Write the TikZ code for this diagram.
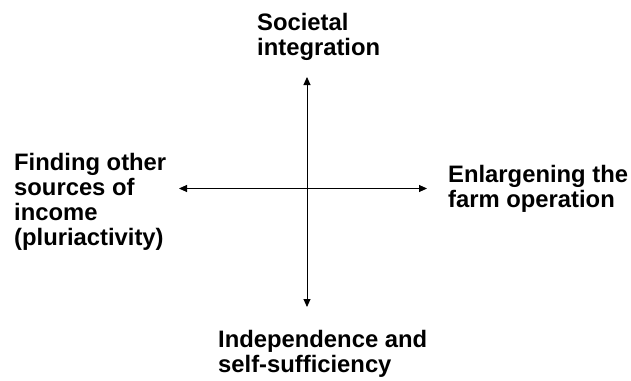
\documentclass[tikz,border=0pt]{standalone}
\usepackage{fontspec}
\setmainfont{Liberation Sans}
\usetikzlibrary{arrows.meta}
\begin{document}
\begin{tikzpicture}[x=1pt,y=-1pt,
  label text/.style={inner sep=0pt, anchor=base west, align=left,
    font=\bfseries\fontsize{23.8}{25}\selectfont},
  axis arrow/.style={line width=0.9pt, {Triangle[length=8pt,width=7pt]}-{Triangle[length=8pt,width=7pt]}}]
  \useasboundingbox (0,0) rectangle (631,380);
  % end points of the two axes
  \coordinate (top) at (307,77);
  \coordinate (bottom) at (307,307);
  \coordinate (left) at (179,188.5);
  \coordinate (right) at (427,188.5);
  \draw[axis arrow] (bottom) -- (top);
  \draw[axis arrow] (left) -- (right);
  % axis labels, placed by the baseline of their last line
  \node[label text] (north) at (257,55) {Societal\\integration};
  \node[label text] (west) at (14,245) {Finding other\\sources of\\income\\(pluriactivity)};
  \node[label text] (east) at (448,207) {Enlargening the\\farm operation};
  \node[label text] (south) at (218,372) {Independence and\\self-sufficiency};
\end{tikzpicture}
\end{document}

...

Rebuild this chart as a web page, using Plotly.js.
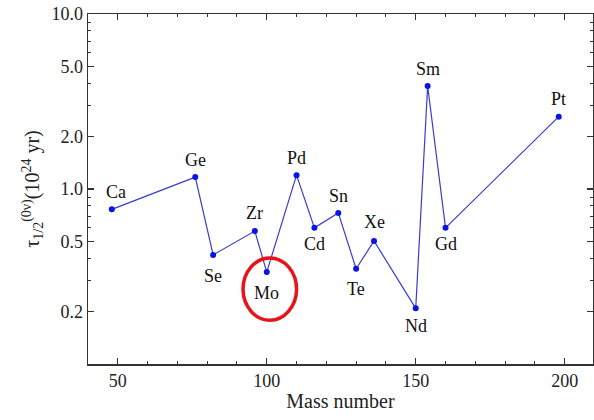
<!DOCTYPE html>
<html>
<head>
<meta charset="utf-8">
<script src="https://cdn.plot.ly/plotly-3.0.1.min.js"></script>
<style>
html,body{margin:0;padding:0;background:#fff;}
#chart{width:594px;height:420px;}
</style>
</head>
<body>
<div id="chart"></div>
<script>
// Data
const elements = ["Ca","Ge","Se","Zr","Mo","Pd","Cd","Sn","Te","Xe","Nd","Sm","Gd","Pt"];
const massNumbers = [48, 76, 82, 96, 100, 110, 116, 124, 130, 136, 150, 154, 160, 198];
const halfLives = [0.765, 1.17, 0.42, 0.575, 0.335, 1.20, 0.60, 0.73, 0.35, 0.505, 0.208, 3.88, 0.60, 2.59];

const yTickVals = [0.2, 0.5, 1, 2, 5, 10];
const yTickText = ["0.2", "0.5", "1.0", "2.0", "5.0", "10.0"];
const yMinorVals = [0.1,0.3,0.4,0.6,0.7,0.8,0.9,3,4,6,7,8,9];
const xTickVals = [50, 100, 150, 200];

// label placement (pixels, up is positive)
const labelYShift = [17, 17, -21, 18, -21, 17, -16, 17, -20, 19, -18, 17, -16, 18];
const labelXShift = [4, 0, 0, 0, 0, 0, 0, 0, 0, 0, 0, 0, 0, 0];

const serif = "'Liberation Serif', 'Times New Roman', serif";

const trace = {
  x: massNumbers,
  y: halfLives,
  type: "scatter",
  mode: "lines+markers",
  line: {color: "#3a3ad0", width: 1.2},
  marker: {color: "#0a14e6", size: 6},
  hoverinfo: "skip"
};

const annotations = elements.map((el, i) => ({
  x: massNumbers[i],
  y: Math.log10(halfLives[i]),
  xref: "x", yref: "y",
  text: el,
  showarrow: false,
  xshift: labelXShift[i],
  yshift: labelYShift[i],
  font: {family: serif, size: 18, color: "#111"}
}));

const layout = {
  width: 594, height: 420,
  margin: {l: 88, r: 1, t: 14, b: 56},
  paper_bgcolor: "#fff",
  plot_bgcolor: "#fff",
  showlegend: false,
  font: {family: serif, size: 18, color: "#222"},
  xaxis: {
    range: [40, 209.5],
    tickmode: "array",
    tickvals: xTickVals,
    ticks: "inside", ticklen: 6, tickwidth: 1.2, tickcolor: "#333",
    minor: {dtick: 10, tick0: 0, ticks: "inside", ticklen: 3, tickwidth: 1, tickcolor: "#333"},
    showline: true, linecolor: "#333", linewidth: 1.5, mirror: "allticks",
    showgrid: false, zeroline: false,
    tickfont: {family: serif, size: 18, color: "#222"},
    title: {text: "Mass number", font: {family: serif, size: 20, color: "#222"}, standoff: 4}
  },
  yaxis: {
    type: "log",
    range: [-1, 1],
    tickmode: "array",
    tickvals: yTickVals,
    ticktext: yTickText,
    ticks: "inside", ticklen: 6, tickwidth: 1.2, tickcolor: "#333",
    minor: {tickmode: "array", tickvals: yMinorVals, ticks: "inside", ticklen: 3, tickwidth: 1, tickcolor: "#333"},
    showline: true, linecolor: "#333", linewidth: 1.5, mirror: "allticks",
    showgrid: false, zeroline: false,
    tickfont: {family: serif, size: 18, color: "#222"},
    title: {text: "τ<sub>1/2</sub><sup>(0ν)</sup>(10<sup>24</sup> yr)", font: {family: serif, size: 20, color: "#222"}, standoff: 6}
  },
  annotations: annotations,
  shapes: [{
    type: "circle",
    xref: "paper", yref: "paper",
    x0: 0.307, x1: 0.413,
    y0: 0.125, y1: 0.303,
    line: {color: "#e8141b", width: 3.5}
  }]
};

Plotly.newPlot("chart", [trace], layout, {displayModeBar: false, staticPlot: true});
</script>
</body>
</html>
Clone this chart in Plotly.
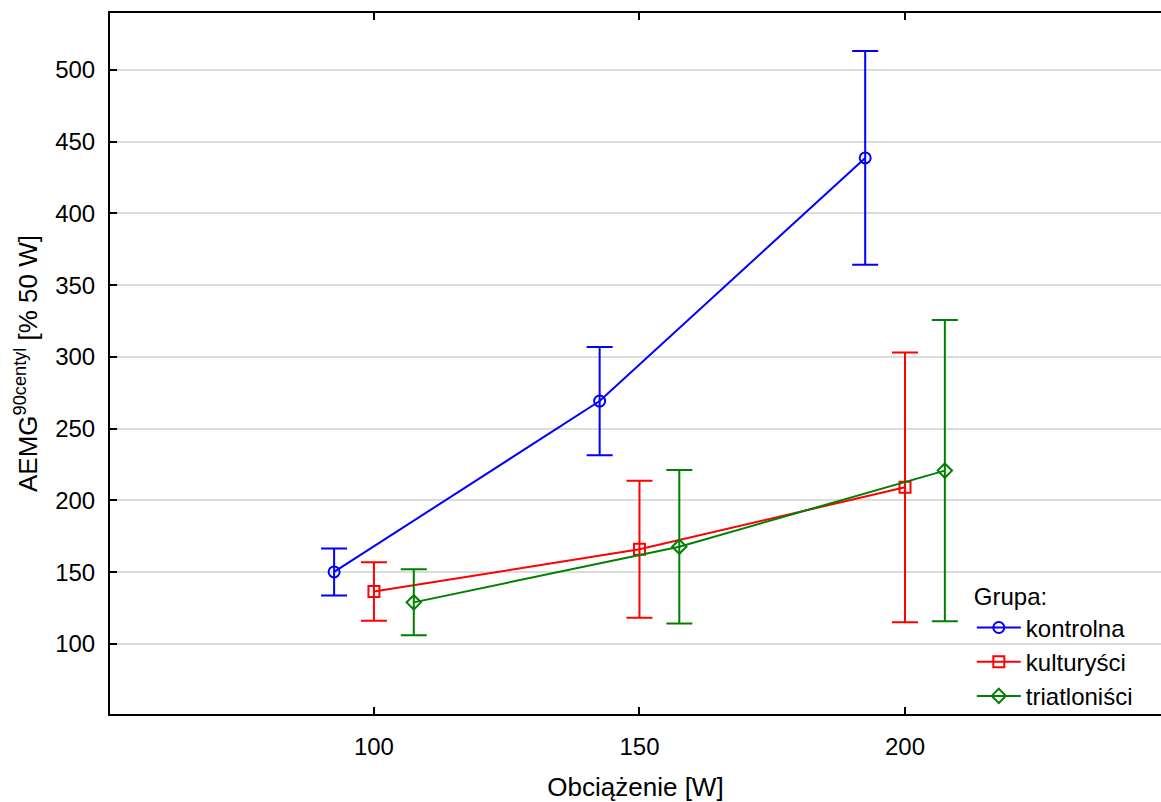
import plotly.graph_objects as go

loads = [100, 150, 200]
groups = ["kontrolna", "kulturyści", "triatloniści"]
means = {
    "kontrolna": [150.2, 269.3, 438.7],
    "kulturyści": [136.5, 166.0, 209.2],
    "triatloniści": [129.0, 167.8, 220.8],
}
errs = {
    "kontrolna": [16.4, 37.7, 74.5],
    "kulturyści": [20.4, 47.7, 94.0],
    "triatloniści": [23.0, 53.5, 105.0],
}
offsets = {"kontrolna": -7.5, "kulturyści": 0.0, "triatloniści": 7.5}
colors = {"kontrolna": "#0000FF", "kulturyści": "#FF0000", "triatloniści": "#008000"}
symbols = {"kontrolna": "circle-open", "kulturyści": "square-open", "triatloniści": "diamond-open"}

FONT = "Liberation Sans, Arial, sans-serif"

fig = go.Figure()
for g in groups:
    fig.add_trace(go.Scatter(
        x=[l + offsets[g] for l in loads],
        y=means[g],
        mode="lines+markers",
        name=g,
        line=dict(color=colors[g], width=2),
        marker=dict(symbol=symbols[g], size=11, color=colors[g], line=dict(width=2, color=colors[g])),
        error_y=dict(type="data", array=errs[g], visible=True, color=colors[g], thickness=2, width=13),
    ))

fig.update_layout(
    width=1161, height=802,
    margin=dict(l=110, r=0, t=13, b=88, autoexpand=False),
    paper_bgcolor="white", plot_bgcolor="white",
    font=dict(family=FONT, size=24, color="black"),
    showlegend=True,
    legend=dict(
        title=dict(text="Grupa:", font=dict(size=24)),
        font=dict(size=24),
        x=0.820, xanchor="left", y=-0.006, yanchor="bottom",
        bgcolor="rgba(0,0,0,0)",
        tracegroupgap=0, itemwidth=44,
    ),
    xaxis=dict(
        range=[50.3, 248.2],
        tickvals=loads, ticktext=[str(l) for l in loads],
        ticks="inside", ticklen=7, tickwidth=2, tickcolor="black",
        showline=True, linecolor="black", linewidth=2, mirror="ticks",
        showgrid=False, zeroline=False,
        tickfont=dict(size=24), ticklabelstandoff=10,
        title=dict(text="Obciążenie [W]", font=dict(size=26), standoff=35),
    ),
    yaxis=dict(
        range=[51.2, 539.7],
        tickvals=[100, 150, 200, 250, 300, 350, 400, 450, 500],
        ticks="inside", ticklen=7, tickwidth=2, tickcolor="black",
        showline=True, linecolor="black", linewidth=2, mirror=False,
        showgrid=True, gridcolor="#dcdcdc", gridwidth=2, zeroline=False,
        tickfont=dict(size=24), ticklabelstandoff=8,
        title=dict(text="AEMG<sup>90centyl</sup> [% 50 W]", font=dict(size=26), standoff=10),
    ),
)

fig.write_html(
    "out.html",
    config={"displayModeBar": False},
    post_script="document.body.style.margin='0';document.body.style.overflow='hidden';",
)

(Exercise instructions):
Start at the line with "Clone this chart in Plotly.", stop at the line with "import plotly.graph_objects as go", both lines included, and repeat that span exactly without its pictures.

(Right answer):
Clone this chart in Plotly.
import plotly.graph_objects as go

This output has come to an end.